Tim Cain, one of the creators of the Fallout series, has “set the record straight” on the true, original purpose of the series’ famous vaults.
In a video posted to his YouTube channel, embedded below, Cain revealed the idea behind the vaults and their various dastardly experiments was to help scientists figure out how humans might survive interstellar travel – an idea he conveived after Fallout 1 came out in 1997.
Fallout’s vaults, then, were designed to figure out how to solve these sorts of problems for a starship.
“… every vault was in some sense a test even if they were [a control vault],” Cain explained.

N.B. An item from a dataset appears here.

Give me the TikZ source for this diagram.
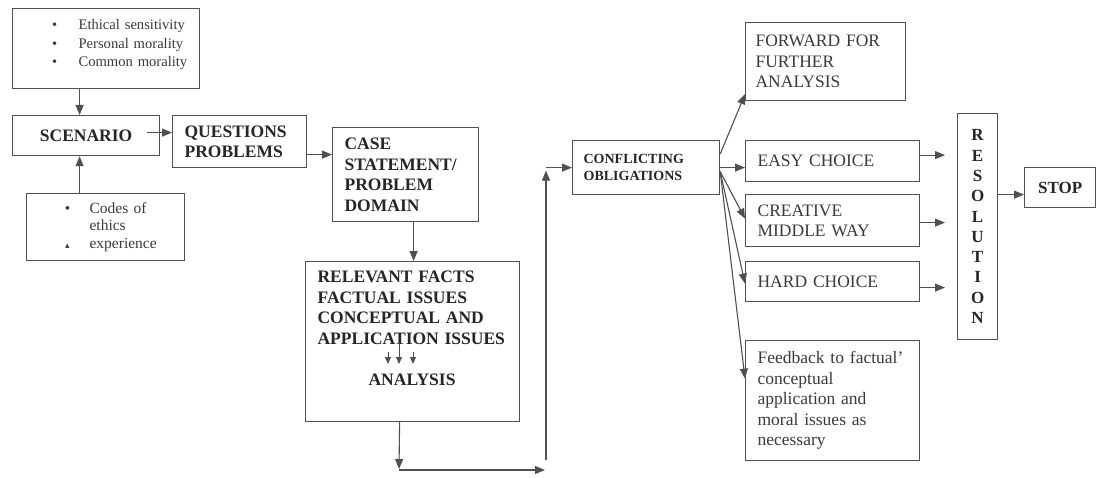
\documentclass[tikz,border=0pt]{standalone}
\usepackage{fontspec}
\setmainfont{Liberation Serif}
\newfontfamily\dejavu{DejaVu Sans}
\usetikzlibrary{arrows.meta}
\definecolor{linec}{HTML}{505050}
\definecolor{txtb}{HTML}{262626}
\definecolor{txtr}{HTML}{3A3A3A}
\begin{document}
\begin{tikzpicture}[x=1pt,y=-1pt,
 box/.style={draw=linec, line width=1.2pt, anchor=north west, inner sep=0pt, align=left},
 bigb/.style={font=\fontsize{17.5}{20.5}\selectfont\bfseries, text=txtb},
 reg/.style={font=\fontsize{17.5}{20.5}\selectfont, text=txtr},
 arr/.style={draw=linec, line width=1.1pt, -{Triangle[length=10pt,width=8pt]}},
 sarr/.style={draw=linec, line width=1pt, -{Triangle[length=7pt,width=6pt]}}]
\fill[white] (0,0) rectangle (1099,478);
\useasboundingbox (0,0) rectangle (1099,478);

% left column
\node[box, minimum width=187pt, minimum height=80pt, text width=187pt,
      font=\fontsize{14.6}{18.5}\selectfont, text=txtr] (eth) at (12,8)
 {\hspace*{39.4pt}\makebox[26.6pt][l]{\textbullet}Ethical sensitivity\\
  \hspace*{39.4pt}\makebox[26.6pt][l]{\textbullet}Personal morality\\
  \hspace*{39.4pt}\makebox[26.6pt][l]{\textbullet}Common morality\rule[-11pt]{0pt}{11pt}};

\node[box, bigb, minimum width=147pt, minimum height=40pt, text width=147pt, align=center] (scen) at (12,115) {SCENARIO};

\node[box, minimum width=158pt, minimum height=67pt, text width=158pt,
      font=\fontsize{15.5}{17.5}\selectfont, text=txtr] (codes) at (26,193)
 {\hspace*{38.3pt}\makebox[24.7pt][l]{\textbullet}Codes of\\
  \hspace*{63pt}ethics\\
  \hspace*{38.3pt}\makebox[24.7pt][l]{\hspace*{0.3pt}{\dejavu\fontsize{9}{9}\selectfont ▴}}experience};

\node[box, bigb, minimum width=134pt, minimum height=52pt, text width=134pt] (q) at (172,115)
 {\hspace*{12pt}QUESTIONS\\\hspace*{12pt}PROBLEMS};

\node[box, bigb, minimum width=146pt, minimum height=94pt, text width=146pt] (case) at (332,127)
 {\hspace*{12pt}CASE\\\hspace*{12pt}STATEMENT/\\\hspace*{12pt}PROBLEM\\\hspace*{12pt}DOMAIN};

\node[box, bigb, minimum width=214pt, minimum height=160pt, text width=214pt] (rel) at (305,261)
 {\hspace*{12pt}RELEVANT FACTS\\\hspace*{12pt}FACTUAL ISSUES\\\hspace*{12pt}CONCEPTUAL AND\\\hspace*{12pt}APPLICATION ISSUES\\[20.5pt]\hspace*{63pt}ANALYSIS\rule[-27pt]{0pt}{27pt}};

% small arrows inside analysis box
\draw[sarr] (388,352) -- (388,364);
\draw[sarr] (399,343) -- (399,364);
\draw[sarr] (413,352) -- (413,364);

\node[box, font=\fontsize{14}{17}\selectfont\bfseries, text=txtb, minimum width=147pt, minimum height=54pt, text width=147pt] (conf) at (572,140)
 {\hspace*{11pt}CONFLICTING\\\hspace*{11pt}OBLIGATIONS};

% right column
\node[box, reg, minimum width=160pt, minimum height=78pt, text width=160pt] (fwd) at (745,22)
 {\hspace*{10pt}FORWARD FOR\\\hspace*{10pt}FURTHER\\\hspace*{10pt}ANALYSIS};
\node[box, reg, minimum width=174pt, minimum height=41pt, text width=174pt] (easy) at (745,140)
 {\hspace*{12pt}EASY CHOICE};
\node[box, reg, minimum width=174pt, minimum height=52pt, text width=174pt] (crea) at (745,194)
 {\hspace*{12pt}CREATIVE\\\hspace*{12pt}MIDDLE WAY};
\node[box, reg, minimum width=174pt, minimum height=40pt, text width=174pt] (hard) at (745,261)
 {\hspace*{12pt}HARD CHOICE};
\node[box, reg, minimum width=174pt, minimum height=120pt, text width=174pt] (fb) at (745,340)
 {\hspace*{12pt}Feedback to factual’\\\hspace*{12pt}conceptual\\\hspace*{12pt}application and\\\hspace*{12pt}moral issues as\\\hspace*{12pt}necessary};

\node[box, font=\fontsize{17}{20.3}\selectfont\bfseries, text=txtb, minimum width=40pt, minimum height=226pt, text width=40pt, align=center] (res) at (957,113)
 {R\\E\\S\\O\\L\\U\\T\\I\\O\\N};
\node[box, font=\fontsize{17}{20}\selectfont\bfseries, text=txtb, minimum width=71pt, minimum height=40pt, text width=71pt, align=center] (stop) at (1024,167) {STOP};

% coordinates for free ends
\coordinate (c1) at (399,470);
\coordinate (c2) at (545,470);
\coordinate (c3) at (546,460);
\coordinate (c4) at (c3 |- conf.west);
\coordinate (rt) at (945,0);

% connectors
\draw[arr] ([xshift=-26.5pt]eth.south) -- ([xshift=-26.5pt]eth.south |- scen.north);
\draw[arr] ([xshift=-26pt]codes.north) -- ([xshift=-26pt]codes.north |- scen.south);
\draw[arr] ([xshift=-13pt,yshift=3pt]scen.east) -- ([yshift=3pt]scen.east -| q.west);
\draw[arr] ([yshift=-13pt]q.east) -- ([yshift=-13pt]q.east -| case.west);
\draw[arr] ([xshift=8pt]case.south) -- ([xshift=8pt]case.south |- rel.north);
\draw[arr] ([xshift=-13pt]rel.south) -- ([yshift=1pt]c1);
\draw[arr] (c1) -- (c2);
\draw[arr] (c3) -- ([yshift=-3pt]c4);
\draw[arr] (c4) -- (conf.west);

\draw[arr] ([yshift=-14pt]conf.north east) -- ([yshift=7pt]fwd.south west);
\draw[arr] (conf.east) -- (conf.east -| easy.west);
\draw[arr] ([yshift=-4pt]conf.east) -- ([yshift=2pt]crea.west);
\draw[arr] ([yshift=-4pt]conf.east) -- ([yshift=-2pt]hard.west);
\draw[arr] ([yshift=-4pt]conf.east) -- ([yshift=22pt]fb.west);

\draw[arr] ([yshift=6pt]easy.east) -- ([yshift=6pt]easy.east -| rt);
\draw[arr] ([yshift=-2pt]crea.east) -- ([yshift=-2pt]crea.east -| rt);
\draw[arr] ([yshift=-6pt]hard.east) -- ([yshift=-6pt]hard.east -| rt);
\draw[arr] ([yshift=-7pt]stop.west -| res.east) -- ([yshift=-7pt]stop.west);
\end{tikzpicture}
\end{document}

“I always thought the vault that made Vault City in Fallout 2 was a control vault: it was designed to do everything right. It opened after 10 years, everybody came out, they had a working Garden of Eden Creation Kit and everything worked.”
Even Vault 13, the starting point of the first Fallout game, makes sense in this context, despite the fact Cain came up with this idea after finishing Fallout 1.
Cain again: “Vault 13 where the player was originally in Fallout wasn’t designed to work. They wanted to see how long one of these vaults would last and so the overseer – the generations of overseers in there – were told to keep people in, and when they had something malfunction, they were originally told, ‘try to figure out how to fix it, we don’t want anyone leaving.’